_What you should do_: Each line containing the word "this" must be reported.

[Records from a dataset]
* Begin *

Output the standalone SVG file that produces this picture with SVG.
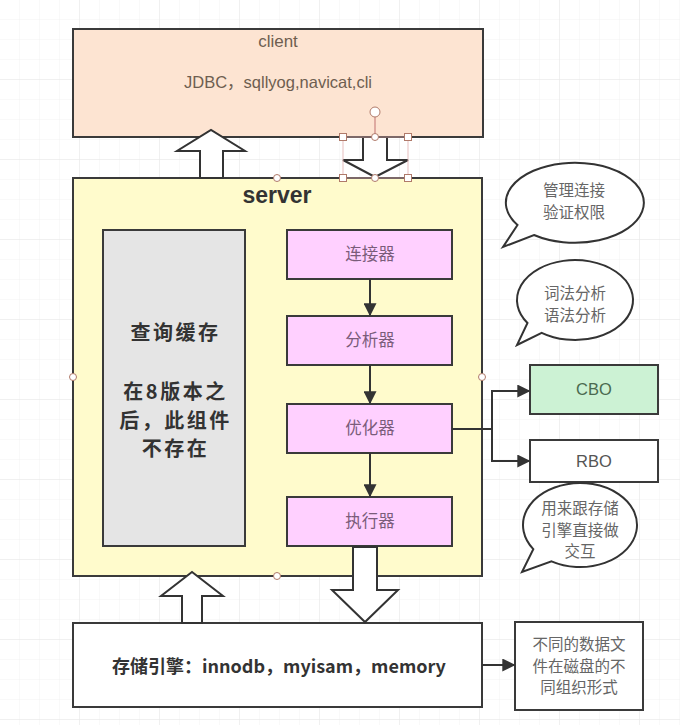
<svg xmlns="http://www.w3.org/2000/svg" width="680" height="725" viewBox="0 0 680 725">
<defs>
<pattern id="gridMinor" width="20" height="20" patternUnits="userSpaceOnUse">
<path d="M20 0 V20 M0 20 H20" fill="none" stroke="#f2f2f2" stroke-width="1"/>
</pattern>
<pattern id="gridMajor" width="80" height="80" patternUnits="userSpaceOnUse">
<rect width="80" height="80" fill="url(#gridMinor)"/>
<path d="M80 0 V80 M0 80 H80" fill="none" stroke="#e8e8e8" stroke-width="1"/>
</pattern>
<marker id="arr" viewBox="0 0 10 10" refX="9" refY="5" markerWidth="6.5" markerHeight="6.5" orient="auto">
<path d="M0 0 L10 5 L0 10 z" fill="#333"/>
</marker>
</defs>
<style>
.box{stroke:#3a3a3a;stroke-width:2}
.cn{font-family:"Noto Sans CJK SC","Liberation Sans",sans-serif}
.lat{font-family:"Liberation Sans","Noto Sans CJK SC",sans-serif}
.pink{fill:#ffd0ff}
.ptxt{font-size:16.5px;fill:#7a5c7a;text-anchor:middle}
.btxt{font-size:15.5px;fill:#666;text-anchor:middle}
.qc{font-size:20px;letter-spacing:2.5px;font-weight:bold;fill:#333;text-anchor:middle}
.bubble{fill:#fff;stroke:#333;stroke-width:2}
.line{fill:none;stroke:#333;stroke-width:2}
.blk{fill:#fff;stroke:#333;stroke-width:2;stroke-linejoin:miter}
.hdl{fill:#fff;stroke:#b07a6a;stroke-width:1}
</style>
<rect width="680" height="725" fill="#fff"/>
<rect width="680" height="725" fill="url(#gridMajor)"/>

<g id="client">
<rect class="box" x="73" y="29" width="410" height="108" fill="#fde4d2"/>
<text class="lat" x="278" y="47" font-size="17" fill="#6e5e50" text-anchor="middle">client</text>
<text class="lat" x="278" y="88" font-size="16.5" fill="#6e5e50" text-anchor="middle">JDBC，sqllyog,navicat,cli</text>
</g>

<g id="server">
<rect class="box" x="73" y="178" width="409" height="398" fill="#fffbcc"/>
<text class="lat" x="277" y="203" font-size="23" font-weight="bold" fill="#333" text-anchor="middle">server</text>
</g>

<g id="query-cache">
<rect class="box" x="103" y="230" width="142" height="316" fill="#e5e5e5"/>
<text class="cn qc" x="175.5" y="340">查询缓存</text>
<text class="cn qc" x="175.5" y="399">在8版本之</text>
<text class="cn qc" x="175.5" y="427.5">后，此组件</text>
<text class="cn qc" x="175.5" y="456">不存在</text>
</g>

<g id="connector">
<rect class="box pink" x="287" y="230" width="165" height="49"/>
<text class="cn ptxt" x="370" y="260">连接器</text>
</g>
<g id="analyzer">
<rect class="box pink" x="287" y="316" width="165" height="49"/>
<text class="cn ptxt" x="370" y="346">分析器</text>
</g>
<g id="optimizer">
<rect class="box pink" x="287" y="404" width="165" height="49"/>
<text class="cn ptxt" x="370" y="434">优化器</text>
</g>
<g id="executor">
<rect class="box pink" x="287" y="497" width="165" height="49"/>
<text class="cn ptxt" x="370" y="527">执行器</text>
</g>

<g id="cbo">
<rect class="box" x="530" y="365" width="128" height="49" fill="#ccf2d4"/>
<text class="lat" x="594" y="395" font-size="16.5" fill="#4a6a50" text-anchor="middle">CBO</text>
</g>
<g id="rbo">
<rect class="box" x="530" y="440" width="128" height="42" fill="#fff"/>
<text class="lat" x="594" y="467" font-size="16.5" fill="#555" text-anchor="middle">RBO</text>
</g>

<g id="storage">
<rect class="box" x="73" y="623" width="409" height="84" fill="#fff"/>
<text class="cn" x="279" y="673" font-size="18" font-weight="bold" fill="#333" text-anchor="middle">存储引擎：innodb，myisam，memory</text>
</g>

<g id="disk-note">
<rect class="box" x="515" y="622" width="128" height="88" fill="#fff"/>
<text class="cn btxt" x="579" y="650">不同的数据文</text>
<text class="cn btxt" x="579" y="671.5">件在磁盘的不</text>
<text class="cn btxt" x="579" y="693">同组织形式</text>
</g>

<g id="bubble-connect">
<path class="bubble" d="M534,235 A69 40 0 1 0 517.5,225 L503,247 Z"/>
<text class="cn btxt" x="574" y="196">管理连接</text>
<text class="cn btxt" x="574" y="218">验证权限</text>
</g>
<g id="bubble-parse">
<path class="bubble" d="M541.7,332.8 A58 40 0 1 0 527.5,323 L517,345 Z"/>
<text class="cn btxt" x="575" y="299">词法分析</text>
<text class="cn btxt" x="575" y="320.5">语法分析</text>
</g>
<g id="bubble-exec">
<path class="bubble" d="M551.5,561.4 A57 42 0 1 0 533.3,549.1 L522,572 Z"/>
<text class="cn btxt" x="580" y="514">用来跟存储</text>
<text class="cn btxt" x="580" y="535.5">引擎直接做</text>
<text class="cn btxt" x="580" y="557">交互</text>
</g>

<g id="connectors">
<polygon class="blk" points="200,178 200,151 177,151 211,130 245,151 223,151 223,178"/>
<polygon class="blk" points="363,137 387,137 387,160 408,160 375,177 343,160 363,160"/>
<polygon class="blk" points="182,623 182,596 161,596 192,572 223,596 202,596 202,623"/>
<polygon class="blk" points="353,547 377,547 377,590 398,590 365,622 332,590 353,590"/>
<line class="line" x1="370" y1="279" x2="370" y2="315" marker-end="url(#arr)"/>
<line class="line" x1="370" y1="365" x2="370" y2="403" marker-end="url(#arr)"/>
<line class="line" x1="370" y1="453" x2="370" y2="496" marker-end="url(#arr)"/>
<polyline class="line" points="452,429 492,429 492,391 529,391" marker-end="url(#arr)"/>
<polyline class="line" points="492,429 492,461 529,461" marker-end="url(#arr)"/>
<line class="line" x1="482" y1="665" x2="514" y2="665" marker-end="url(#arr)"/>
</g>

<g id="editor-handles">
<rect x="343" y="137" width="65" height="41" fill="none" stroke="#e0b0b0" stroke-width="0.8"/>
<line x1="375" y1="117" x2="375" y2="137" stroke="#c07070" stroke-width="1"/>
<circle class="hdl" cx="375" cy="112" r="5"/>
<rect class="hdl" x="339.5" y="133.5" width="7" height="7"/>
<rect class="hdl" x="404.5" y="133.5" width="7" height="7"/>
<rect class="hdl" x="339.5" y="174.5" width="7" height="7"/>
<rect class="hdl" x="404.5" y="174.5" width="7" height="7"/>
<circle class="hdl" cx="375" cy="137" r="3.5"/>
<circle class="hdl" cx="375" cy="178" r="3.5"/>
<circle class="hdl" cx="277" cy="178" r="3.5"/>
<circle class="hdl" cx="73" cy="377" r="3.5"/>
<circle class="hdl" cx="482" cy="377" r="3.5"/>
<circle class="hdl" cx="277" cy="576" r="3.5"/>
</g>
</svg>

* End *
* Begin *

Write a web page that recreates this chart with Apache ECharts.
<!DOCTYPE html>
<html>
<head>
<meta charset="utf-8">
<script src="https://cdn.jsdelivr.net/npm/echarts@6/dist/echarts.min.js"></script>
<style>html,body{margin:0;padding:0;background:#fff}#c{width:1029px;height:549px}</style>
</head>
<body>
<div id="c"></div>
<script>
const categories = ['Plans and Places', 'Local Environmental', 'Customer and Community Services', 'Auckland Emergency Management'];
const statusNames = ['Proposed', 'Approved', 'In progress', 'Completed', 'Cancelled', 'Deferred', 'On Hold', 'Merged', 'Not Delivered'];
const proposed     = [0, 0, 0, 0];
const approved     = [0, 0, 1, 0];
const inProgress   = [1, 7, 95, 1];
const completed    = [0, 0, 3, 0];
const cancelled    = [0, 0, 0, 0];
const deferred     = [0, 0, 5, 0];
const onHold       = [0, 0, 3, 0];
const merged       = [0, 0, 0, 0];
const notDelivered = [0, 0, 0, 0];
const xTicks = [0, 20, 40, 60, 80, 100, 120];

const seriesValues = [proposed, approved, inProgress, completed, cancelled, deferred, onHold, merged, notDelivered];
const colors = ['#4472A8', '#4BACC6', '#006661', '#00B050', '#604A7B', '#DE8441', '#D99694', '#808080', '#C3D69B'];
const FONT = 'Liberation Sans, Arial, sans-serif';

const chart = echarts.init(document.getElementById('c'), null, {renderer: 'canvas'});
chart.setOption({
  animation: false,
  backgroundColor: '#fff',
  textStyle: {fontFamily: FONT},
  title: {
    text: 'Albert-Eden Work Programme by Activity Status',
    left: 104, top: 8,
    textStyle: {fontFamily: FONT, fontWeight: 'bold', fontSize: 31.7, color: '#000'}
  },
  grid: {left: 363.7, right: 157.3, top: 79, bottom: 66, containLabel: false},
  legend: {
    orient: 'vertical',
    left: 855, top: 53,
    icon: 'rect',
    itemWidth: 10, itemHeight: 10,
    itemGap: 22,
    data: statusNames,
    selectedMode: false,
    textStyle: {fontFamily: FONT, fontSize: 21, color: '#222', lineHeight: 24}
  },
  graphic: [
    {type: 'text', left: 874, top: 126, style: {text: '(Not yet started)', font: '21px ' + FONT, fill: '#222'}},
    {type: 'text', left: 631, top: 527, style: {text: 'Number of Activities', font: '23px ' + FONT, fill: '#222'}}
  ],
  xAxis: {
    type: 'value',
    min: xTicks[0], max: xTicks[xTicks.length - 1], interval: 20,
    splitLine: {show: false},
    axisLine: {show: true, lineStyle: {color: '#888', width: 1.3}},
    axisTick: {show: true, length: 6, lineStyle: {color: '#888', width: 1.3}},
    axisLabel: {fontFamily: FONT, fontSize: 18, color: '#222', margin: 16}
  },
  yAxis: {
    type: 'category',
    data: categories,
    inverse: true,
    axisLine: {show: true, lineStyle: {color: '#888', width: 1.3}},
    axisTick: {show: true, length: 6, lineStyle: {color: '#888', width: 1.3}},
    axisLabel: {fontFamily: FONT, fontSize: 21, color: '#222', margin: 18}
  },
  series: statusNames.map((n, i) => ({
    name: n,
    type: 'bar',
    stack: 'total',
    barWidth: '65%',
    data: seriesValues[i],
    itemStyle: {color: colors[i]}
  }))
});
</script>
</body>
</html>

* End *

_Written solution_:
Output the standalone SVG file that produces this picture with SVG.
Write a web page that recreates this chart with Apache ECharts.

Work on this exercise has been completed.